Brief: In the records below, pick out all lines containing the word "that".
◇ ◇ ◇ ◇ ◇ ◇ ◇
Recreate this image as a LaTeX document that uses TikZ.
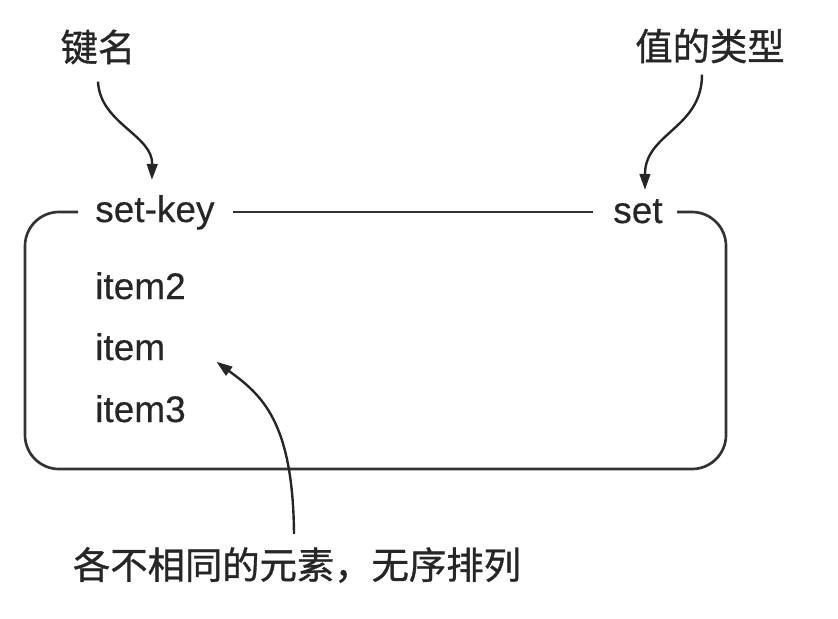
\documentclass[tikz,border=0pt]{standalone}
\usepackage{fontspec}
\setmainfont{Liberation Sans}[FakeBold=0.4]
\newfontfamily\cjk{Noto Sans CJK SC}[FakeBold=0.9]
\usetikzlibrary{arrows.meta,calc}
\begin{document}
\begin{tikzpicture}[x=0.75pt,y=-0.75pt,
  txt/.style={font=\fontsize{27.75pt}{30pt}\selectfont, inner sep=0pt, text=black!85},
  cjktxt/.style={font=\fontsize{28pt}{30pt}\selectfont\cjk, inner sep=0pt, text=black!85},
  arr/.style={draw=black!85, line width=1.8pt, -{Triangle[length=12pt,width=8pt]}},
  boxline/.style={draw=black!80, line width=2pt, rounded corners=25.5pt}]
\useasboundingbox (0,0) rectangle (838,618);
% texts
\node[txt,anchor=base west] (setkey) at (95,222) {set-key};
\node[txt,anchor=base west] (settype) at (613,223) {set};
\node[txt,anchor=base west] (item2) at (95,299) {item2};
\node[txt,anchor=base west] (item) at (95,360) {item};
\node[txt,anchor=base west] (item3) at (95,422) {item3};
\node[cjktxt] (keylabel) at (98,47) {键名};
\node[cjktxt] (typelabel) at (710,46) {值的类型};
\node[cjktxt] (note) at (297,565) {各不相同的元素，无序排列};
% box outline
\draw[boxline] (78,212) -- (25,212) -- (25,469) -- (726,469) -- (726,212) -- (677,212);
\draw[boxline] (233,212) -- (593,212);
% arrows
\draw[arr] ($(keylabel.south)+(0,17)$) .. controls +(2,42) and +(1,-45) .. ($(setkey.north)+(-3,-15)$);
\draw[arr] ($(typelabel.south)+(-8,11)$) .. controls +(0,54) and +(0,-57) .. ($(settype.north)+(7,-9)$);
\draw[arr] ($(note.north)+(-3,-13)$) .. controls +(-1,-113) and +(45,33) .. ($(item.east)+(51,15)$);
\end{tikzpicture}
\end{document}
◇ ◇ ◇ ◇ ◇ ◇ ◇
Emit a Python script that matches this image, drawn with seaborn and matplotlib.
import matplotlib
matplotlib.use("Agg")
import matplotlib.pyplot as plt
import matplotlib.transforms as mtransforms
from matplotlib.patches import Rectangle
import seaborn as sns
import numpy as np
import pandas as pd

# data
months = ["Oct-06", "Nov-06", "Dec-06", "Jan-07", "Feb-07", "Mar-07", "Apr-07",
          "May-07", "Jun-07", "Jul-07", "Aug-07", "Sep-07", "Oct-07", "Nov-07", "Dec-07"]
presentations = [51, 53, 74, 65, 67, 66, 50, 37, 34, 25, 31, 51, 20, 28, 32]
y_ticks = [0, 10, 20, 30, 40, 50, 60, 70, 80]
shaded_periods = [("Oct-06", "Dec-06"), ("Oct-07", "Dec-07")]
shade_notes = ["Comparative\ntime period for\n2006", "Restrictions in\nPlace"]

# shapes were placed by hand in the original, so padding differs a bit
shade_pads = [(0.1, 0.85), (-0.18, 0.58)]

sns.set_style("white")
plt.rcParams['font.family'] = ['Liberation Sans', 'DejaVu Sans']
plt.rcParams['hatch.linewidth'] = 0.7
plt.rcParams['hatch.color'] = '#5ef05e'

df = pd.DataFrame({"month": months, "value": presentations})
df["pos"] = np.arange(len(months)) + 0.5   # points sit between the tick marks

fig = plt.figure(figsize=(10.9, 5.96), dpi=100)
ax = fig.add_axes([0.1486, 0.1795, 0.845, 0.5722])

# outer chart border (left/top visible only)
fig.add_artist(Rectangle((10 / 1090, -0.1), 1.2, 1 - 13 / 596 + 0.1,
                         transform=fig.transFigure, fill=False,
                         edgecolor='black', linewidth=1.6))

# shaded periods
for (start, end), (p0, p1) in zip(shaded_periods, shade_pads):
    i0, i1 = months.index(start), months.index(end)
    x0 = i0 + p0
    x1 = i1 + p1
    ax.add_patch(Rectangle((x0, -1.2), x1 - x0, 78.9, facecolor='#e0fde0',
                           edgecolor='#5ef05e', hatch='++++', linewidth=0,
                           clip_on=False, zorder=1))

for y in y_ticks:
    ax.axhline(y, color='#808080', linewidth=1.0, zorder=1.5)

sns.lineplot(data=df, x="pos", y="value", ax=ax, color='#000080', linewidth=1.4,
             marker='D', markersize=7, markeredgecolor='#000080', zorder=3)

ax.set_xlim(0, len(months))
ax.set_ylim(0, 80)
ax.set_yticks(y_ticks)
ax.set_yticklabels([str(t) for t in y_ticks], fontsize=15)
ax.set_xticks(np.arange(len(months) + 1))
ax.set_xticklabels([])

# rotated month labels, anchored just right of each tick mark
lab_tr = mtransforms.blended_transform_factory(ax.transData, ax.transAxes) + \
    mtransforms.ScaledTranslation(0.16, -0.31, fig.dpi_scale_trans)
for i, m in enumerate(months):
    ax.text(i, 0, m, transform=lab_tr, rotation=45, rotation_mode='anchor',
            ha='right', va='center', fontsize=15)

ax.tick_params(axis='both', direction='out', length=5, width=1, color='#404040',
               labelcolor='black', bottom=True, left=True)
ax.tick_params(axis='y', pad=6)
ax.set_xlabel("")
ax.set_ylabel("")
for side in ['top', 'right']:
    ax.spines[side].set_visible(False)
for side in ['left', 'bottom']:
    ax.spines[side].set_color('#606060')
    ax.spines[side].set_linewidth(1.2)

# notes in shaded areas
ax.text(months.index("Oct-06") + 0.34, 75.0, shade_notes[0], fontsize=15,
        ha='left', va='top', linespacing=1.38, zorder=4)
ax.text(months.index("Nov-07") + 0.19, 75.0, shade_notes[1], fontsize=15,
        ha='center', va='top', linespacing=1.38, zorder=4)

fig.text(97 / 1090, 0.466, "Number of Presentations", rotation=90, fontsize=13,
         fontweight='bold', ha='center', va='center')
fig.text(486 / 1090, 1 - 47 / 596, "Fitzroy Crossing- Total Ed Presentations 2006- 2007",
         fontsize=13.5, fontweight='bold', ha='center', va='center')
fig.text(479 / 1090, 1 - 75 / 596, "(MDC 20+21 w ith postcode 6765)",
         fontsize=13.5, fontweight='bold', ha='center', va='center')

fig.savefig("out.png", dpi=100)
◇ ◇ ◇ ◇ ◇ ◇ ◇
Full output:
Recreate this image as a LaTeX document that uses TikZ.
Emit a Python script that matches this image, drawn with seaborn and matplotlib.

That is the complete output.